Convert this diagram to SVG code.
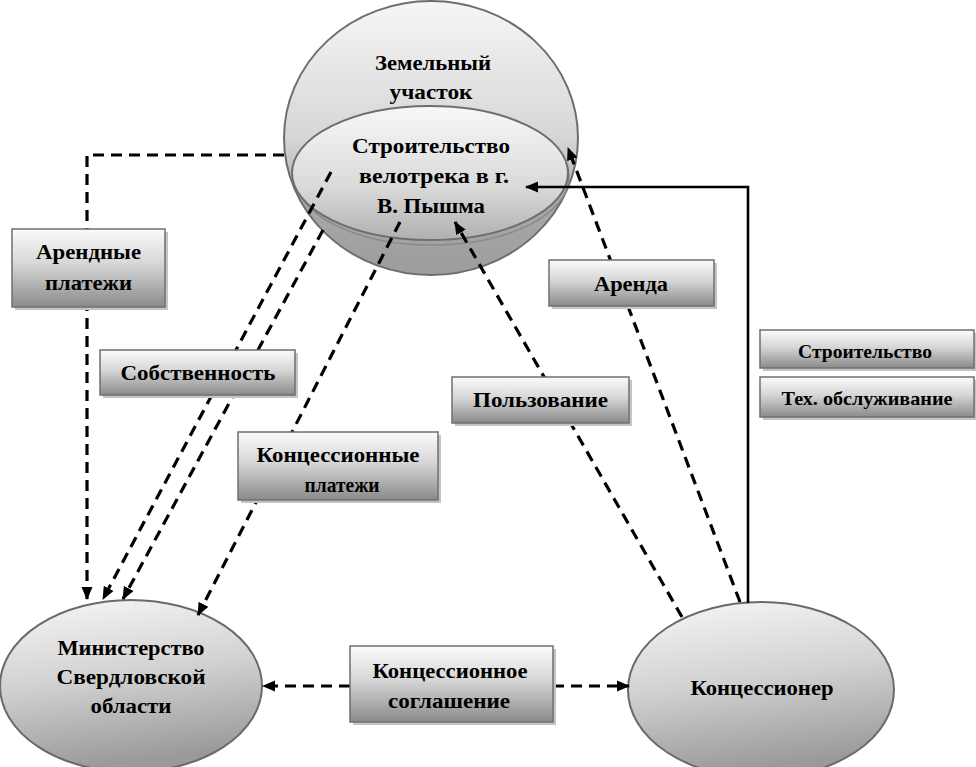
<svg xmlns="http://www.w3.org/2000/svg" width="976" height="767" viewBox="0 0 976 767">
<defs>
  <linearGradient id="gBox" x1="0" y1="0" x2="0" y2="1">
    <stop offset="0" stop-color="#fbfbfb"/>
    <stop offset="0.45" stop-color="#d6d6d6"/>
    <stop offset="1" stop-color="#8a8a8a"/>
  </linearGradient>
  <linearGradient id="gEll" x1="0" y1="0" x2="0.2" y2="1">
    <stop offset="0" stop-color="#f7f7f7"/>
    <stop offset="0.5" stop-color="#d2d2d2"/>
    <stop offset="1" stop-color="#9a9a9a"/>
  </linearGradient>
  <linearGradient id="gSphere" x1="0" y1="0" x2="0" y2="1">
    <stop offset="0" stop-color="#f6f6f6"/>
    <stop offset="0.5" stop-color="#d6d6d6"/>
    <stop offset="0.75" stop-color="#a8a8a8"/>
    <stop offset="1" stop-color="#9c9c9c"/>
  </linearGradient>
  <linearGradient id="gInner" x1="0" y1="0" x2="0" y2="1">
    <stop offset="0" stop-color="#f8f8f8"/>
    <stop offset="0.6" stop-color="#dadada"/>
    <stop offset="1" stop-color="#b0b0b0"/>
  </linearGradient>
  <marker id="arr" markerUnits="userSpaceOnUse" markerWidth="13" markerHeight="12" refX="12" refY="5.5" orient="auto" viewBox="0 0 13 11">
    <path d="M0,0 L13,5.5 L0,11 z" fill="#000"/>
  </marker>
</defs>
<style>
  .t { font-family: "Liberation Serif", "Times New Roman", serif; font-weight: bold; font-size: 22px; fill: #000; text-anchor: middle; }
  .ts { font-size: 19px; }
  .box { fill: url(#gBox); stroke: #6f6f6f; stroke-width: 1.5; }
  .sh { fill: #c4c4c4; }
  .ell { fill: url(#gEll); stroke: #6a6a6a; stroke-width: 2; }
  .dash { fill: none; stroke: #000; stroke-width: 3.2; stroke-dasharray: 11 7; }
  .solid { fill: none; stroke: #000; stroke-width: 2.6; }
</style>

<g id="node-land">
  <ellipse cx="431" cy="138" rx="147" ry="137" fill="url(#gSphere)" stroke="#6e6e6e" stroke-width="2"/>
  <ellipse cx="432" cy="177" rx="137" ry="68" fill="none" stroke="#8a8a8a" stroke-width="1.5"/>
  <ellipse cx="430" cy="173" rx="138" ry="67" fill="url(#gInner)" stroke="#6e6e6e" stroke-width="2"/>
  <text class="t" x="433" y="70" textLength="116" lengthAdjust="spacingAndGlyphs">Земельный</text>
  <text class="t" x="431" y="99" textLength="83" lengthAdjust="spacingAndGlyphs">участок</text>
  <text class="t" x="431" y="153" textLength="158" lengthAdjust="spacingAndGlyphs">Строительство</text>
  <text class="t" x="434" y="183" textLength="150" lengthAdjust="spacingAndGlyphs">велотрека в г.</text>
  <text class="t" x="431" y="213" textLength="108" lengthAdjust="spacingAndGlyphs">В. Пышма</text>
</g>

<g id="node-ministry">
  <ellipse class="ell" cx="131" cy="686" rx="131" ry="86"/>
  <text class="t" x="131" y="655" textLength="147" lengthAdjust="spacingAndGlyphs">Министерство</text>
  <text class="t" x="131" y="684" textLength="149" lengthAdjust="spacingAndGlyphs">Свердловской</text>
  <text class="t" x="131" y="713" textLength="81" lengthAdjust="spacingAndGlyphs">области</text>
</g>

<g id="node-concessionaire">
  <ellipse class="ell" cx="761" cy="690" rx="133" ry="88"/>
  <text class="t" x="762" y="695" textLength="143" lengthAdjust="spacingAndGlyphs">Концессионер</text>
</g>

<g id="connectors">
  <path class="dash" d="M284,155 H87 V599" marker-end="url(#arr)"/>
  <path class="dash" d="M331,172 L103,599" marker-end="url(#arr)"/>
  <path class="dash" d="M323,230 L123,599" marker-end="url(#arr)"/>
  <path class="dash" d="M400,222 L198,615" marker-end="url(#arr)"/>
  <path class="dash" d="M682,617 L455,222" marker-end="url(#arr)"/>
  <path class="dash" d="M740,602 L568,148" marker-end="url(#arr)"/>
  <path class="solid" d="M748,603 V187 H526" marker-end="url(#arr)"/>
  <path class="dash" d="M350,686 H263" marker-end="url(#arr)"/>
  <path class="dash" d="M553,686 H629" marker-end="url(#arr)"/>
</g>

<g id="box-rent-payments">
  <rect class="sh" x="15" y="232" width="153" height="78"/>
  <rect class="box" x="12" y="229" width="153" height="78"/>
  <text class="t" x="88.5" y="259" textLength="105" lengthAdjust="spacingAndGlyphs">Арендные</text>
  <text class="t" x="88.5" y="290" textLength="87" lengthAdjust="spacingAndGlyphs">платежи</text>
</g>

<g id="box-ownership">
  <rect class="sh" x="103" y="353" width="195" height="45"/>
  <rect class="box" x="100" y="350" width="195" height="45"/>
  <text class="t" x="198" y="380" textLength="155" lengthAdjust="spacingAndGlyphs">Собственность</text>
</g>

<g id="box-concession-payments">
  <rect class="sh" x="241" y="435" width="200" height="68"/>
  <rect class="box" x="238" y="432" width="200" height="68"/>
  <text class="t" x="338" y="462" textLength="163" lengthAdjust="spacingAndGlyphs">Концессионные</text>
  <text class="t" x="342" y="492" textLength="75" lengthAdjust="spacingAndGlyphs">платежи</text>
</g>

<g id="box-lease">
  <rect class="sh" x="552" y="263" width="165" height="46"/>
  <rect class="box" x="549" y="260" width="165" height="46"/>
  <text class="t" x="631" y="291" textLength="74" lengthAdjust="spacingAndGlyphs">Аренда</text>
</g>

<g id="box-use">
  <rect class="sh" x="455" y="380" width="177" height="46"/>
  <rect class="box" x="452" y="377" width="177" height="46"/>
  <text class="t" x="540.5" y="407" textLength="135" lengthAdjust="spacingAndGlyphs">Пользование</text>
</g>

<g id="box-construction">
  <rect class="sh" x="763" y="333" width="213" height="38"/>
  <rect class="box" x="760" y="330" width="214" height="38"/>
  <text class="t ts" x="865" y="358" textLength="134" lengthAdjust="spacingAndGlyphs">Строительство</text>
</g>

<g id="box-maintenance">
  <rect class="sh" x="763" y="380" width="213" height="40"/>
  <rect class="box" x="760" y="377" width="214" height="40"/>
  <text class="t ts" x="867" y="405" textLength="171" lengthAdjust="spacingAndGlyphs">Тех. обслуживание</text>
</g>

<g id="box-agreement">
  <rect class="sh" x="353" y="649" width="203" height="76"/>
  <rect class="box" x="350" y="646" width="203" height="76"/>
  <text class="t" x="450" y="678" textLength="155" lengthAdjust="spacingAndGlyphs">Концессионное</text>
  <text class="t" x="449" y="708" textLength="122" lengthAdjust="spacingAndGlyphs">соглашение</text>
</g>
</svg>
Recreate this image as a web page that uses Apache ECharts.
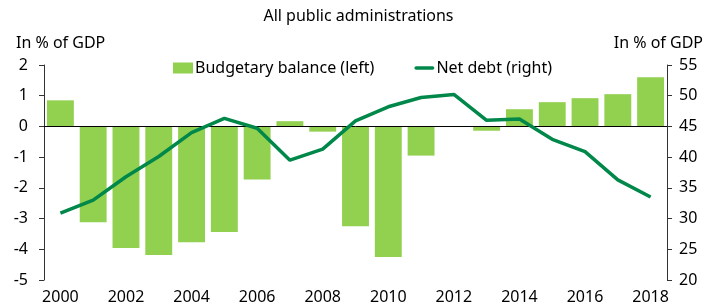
* * *
• To do
Gather and return every line that holds the string "this".

• Finished answer
Convert this diagram to SVG code.
Recreate this image as a web page that uses Apache ECharts.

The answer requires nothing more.